Los Angeles Times
A Los Angeles Muslim civil rights organization has filed a misconduct complaint and requested an internal investigation of police in Henderson, Nev., after seven Southern California Muslim men were detained and questioned for praying in a parking lot.
The men were driving through Henderson on Dec. 20 when they stopped for food and gas at a shopping center, according to the Greater Los Angeles Area office of the Council on American-Islamic Relations.
While stopped, the men prayed next to their vehicle. Two patrol officers soon arrived – followed by a police sergeant, according to a Henderson police spokesman.
“We got a call from a citizen saying that seven suspicious males [were] in a parking lot engaging in suspicious behavior," said Officer Todd Rasmussen, a department spokesman.
The Council on American-Islamic Relations alleges that one of the officers said he was responding to a call about a “bunch of guys doing weird moves."
Muslim prayer is conducted by a series of movements that include bending down and prostrating on the ground.

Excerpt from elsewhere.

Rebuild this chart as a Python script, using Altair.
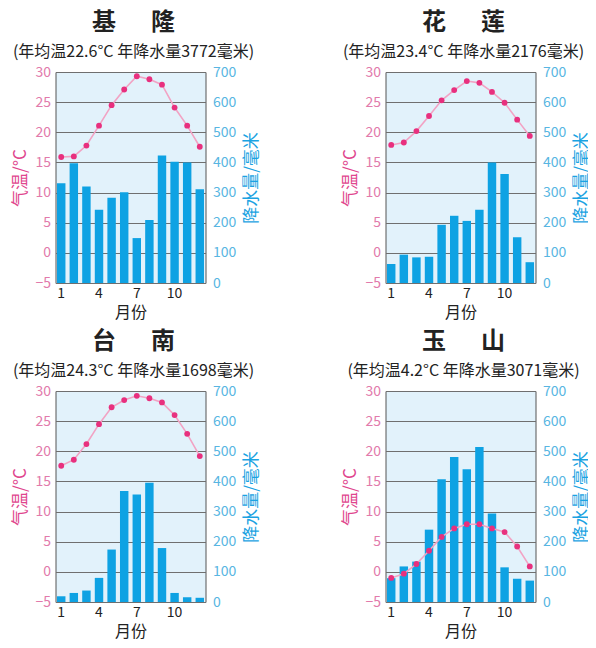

The officers did a cursory search of the men's vehicle and questioned them about their jobs, schooling and places of birth for more than half an hour, according to the complaint filed by the Muslim civil rights group.
“The scope and length of the stop was not reasonable under the circumstances, nor did it serve any legitimate investigative purpose,” Ameena Qazi, a staff attorney for the Council on American-Islamic Relations, wrote to Henderson Police Chief Jutta Chambers.
In addition to an investigation, the Muslim civil rights group has asked for disciplinary action against the officers, changes in officer training and compensation for the emotional distress suffered by the Muslim men.
The department’s internal affairs bureau has begun an investigation into the incident, Rasmussen said.